THE EXERCISE — Only the lines from the top of the listing below to the line that has "import * as" should be echoed, with both ends kept and pictures left out.

::: DATASET EXCERPT

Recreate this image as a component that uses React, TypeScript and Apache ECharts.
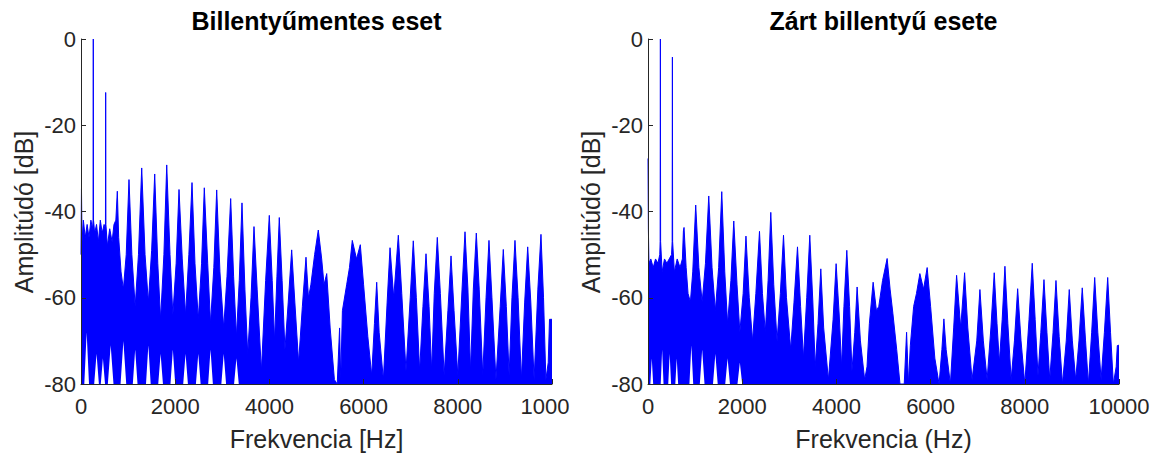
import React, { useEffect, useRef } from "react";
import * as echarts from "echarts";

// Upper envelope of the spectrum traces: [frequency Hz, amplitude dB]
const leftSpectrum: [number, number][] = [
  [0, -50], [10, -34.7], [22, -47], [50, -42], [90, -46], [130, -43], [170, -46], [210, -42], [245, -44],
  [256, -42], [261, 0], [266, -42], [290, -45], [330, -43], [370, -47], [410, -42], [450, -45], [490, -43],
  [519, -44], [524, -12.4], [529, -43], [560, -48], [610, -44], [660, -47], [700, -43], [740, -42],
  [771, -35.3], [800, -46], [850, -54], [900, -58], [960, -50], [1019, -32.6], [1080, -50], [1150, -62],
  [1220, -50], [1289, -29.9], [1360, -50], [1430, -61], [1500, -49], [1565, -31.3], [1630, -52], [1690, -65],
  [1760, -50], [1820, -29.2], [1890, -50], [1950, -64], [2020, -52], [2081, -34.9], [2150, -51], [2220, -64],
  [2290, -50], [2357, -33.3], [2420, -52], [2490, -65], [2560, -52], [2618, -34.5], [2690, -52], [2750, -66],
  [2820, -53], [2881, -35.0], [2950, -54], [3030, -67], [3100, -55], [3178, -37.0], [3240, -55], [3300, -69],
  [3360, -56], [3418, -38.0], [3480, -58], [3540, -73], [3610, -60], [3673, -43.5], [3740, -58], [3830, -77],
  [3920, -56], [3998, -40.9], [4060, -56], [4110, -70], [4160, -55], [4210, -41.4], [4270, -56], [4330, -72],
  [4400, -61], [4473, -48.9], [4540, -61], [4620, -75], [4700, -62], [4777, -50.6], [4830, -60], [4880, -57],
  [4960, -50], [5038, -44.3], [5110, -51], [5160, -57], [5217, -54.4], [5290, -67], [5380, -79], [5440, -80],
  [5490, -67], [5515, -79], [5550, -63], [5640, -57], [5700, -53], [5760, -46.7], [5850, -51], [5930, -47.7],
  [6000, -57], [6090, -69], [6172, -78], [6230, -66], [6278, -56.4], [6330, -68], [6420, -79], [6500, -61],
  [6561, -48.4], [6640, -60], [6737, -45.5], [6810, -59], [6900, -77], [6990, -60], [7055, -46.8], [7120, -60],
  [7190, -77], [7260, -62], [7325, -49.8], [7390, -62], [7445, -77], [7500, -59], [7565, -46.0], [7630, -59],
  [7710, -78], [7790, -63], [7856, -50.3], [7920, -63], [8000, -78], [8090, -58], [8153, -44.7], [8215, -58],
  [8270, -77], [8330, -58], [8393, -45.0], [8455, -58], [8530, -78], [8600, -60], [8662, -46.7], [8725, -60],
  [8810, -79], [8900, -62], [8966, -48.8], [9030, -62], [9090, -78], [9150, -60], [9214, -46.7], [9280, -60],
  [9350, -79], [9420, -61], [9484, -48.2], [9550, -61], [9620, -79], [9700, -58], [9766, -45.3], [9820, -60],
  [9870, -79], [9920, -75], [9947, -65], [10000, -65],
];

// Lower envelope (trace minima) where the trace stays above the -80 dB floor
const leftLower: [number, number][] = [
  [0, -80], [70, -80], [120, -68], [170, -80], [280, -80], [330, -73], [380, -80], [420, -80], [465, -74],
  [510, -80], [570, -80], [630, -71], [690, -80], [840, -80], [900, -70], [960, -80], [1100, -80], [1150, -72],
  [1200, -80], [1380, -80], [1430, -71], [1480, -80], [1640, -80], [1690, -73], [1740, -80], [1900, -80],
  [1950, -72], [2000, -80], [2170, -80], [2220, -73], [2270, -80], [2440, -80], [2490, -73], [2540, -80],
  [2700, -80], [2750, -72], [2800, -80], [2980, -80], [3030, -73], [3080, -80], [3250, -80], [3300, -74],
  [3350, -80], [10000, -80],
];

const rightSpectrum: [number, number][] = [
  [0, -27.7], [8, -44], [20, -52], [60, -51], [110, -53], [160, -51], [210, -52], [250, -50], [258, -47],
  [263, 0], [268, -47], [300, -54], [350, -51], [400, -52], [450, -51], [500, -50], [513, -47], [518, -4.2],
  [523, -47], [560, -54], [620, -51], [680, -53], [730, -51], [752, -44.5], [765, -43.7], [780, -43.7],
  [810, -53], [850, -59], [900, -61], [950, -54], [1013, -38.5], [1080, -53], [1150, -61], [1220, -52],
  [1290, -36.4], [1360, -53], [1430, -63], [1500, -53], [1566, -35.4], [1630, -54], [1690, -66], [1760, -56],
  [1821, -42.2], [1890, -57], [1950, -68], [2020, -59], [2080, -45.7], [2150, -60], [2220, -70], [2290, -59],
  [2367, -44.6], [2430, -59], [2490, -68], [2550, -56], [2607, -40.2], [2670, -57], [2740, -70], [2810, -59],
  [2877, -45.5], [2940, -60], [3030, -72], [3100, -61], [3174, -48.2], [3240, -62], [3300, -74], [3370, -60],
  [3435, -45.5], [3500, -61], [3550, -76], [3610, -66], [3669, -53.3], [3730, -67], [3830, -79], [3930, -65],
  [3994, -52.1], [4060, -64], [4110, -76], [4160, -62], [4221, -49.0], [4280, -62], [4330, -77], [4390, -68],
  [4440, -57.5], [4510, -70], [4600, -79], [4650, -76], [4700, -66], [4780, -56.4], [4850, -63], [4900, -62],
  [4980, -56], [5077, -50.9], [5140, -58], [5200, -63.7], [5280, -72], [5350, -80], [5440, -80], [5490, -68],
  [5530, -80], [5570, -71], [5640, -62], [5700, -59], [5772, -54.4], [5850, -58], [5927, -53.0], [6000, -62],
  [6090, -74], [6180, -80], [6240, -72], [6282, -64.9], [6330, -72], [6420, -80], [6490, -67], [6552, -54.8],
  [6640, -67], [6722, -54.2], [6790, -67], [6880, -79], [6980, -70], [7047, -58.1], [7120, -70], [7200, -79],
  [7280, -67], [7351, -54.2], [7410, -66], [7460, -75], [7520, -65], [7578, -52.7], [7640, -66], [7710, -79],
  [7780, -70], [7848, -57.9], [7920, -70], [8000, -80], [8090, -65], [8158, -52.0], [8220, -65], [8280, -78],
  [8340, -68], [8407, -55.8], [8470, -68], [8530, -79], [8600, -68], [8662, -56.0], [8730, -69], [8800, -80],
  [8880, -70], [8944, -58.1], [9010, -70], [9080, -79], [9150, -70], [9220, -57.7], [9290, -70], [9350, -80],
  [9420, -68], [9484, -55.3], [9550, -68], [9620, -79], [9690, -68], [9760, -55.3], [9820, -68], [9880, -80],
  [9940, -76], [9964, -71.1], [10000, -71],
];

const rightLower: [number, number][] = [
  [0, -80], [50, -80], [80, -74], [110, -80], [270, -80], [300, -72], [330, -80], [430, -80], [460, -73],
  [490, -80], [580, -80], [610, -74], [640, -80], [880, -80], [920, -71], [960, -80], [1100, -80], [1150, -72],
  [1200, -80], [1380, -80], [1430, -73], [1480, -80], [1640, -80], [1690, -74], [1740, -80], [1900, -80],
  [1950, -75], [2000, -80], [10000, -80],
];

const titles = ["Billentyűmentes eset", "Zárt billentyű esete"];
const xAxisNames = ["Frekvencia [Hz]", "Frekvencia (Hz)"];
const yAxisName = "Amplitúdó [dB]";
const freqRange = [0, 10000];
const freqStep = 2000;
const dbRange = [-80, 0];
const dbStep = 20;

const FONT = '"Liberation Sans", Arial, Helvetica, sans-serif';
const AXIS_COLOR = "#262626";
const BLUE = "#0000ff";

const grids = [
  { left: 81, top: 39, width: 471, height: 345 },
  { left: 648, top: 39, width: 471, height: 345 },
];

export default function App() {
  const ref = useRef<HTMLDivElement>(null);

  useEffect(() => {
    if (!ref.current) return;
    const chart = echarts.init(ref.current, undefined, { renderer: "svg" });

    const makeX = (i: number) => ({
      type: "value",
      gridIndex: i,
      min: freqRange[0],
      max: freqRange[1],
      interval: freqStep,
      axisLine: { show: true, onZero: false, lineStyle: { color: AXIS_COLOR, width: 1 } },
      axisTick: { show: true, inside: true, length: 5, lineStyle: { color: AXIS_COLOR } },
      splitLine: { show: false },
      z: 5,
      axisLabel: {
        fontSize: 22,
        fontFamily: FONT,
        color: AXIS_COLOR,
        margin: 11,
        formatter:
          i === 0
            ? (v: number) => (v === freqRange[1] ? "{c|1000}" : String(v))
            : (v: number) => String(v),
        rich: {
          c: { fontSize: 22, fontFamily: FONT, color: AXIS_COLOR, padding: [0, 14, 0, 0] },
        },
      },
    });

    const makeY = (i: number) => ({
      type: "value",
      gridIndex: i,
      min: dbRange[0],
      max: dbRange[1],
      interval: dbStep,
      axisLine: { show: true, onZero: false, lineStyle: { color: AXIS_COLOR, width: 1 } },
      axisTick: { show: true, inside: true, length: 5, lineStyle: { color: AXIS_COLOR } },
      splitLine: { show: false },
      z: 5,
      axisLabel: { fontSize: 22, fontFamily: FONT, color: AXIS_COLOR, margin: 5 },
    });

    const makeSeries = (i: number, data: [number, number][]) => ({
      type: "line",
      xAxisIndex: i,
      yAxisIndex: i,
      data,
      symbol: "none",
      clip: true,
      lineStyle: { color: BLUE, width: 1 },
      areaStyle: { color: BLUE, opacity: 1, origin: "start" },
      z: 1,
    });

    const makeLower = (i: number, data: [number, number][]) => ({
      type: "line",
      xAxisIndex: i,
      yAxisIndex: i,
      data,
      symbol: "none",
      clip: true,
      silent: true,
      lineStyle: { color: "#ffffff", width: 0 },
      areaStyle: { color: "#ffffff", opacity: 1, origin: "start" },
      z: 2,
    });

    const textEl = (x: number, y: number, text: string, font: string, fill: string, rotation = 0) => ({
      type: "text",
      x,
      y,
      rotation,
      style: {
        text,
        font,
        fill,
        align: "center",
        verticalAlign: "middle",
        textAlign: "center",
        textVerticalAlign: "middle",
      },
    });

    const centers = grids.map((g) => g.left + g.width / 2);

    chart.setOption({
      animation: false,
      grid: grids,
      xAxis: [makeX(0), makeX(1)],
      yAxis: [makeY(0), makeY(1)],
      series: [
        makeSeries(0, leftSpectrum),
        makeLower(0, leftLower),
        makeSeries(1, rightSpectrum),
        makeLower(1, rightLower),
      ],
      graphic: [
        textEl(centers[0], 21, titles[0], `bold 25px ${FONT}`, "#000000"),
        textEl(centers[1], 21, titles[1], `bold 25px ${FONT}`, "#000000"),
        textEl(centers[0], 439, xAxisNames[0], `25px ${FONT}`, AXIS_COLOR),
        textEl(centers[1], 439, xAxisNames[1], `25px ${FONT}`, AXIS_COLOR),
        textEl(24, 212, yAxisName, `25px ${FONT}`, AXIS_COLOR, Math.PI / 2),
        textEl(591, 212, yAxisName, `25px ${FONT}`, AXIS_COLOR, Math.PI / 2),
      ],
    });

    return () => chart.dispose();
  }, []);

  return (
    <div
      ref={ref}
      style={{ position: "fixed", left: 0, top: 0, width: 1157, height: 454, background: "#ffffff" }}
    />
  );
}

::::::

RESPONSE TO THE EXERCISE —
Recreate this image as a component that uses React, TypeScript and Apache ECharts.
import React, { useEffect, useRef } from "react";
import * as echarts from "echarts";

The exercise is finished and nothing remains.